* **Exercise task**
Pictures stay out of this copy, which runs from the first line of the material through the line containing "const innerH = height".

==== Information supplied

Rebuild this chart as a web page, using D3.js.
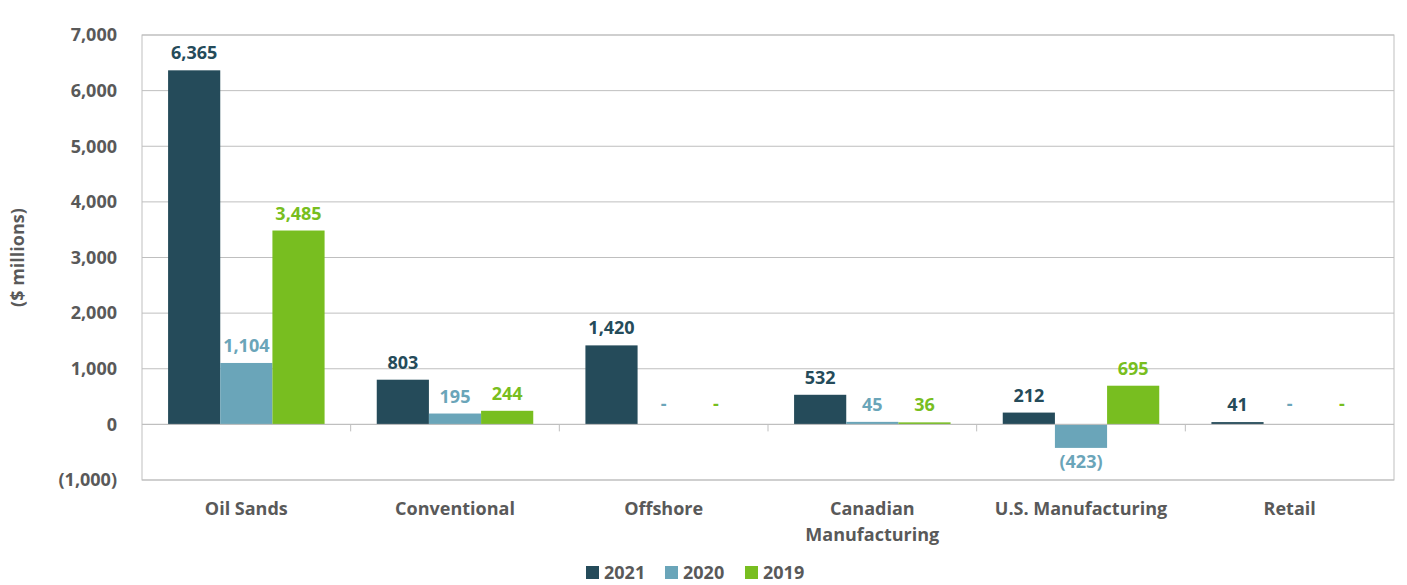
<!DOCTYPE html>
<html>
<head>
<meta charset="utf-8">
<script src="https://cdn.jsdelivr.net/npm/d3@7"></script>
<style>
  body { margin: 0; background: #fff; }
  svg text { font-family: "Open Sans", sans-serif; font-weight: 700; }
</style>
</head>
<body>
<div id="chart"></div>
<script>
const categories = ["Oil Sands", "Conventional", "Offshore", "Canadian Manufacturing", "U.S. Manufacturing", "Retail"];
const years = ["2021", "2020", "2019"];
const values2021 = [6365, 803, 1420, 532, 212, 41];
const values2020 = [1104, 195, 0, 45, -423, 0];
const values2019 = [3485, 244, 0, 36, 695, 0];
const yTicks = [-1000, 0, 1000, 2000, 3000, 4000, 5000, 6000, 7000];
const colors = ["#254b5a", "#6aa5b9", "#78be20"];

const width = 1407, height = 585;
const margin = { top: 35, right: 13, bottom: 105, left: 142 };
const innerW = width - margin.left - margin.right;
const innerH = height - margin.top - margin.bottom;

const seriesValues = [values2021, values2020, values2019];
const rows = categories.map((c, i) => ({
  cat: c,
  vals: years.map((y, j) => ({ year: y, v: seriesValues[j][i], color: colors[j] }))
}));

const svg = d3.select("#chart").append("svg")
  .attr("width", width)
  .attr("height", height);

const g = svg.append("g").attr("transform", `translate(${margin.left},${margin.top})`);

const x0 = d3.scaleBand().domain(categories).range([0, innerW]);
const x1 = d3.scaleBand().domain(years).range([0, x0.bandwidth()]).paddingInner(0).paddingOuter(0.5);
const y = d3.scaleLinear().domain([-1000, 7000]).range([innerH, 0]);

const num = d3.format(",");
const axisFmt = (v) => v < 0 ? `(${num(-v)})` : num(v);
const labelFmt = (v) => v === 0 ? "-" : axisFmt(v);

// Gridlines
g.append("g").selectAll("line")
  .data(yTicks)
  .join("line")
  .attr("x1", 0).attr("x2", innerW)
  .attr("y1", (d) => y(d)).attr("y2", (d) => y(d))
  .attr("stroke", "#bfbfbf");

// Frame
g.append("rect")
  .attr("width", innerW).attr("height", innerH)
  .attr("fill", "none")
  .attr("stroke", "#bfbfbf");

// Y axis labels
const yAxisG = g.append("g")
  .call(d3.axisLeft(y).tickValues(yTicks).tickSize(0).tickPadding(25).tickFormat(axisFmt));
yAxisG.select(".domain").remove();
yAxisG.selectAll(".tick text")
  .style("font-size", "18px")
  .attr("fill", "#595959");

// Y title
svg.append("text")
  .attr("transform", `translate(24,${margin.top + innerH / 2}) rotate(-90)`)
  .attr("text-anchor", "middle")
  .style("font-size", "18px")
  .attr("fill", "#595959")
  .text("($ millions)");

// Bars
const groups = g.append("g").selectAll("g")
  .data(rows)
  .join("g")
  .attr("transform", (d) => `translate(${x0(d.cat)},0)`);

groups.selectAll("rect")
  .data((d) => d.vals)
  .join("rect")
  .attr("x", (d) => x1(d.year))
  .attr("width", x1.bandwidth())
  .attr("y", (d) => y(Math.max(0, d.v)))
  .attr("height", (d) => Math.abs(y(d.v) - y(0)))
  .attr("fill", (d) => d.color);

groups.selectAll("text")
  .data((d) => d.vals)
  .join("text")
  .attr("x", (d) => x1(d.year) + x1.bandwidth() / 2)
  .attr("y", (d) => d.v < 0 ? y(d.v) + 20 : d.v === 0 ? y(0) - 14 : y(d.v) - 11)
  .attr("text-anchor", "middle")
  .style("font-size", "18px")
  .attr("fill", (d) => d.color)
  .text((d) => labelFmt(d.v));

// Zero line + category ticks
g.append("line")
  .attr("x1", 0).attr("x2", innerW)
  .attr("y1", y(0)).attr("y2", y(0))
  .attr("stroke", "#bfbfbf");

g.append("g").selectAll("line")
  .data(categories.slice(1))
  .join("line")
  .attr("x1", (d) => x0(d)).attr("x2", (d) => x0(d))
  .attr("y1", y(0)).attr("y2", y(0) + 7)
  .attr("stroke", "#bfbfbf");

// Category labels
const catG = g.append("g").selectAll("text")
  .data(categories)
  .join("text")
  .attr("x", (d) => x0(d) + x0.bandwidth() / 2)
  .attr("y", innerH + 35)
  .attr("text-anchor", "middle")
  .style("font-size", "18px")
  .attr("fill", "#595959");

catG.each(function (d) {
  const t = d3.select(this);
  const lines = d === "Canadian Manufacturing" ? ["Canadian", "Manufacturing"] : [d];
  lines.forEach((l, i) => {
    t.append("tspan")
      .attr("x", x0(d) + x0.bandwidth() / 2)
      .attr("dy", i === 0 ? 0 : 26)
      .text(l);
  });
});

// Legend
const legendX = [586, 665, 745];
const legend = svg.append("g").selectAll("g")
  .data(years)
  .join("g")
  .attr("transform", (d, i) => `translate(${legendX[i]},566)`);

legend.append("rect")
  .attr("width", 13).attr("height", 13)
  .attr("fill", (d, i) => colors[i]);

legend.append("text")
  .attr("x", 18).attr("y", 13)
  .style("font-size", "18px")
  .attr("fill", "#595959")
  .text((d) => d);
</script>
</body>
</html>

========

* **Reply**
Rebuild this chart as a web page, using D3.js.
<!DOCTYPE html>
<html>
<head>
<meta charset="utf-8">
<script src="https://cdn.jsdelivr.net/npm/d3@7"></script>
<style>
  body { margin: 0; background: #fff; }
  svg text { font-family: "Open Sans", sans-serif; font-weight: 700; }
</style>
</head>
<body>
<div id="chart"></div>
<script>
const categories = ["Oil Sands", "Conventional", "Offshore", "Canadian Manufacturing", "U.S. Manufacturing", "Retail"];
const years = ["2021", "2020", "2019"];
const values2021 = [6365, 803, 1420, 532, 212, 41];
const values2020 = [1104, 195, 0, 45, -423, 0];
const values2019 = [3485, 244, 0, 36, 695, 0];
const yTicks = [-1000, 0, 1000, 2000, 3000, 4000, 5000, 6000, 7000];
const colors = ["#254b5a", "#6aa5b9", "#78be20"];

const width = 1407, height = 585;
const margin = { top: 35, right: 13, bottom: 105, left: 142 };
const innerW = width - margin.left - margin.right;
const innerH = height - margin.top - margin.bottom;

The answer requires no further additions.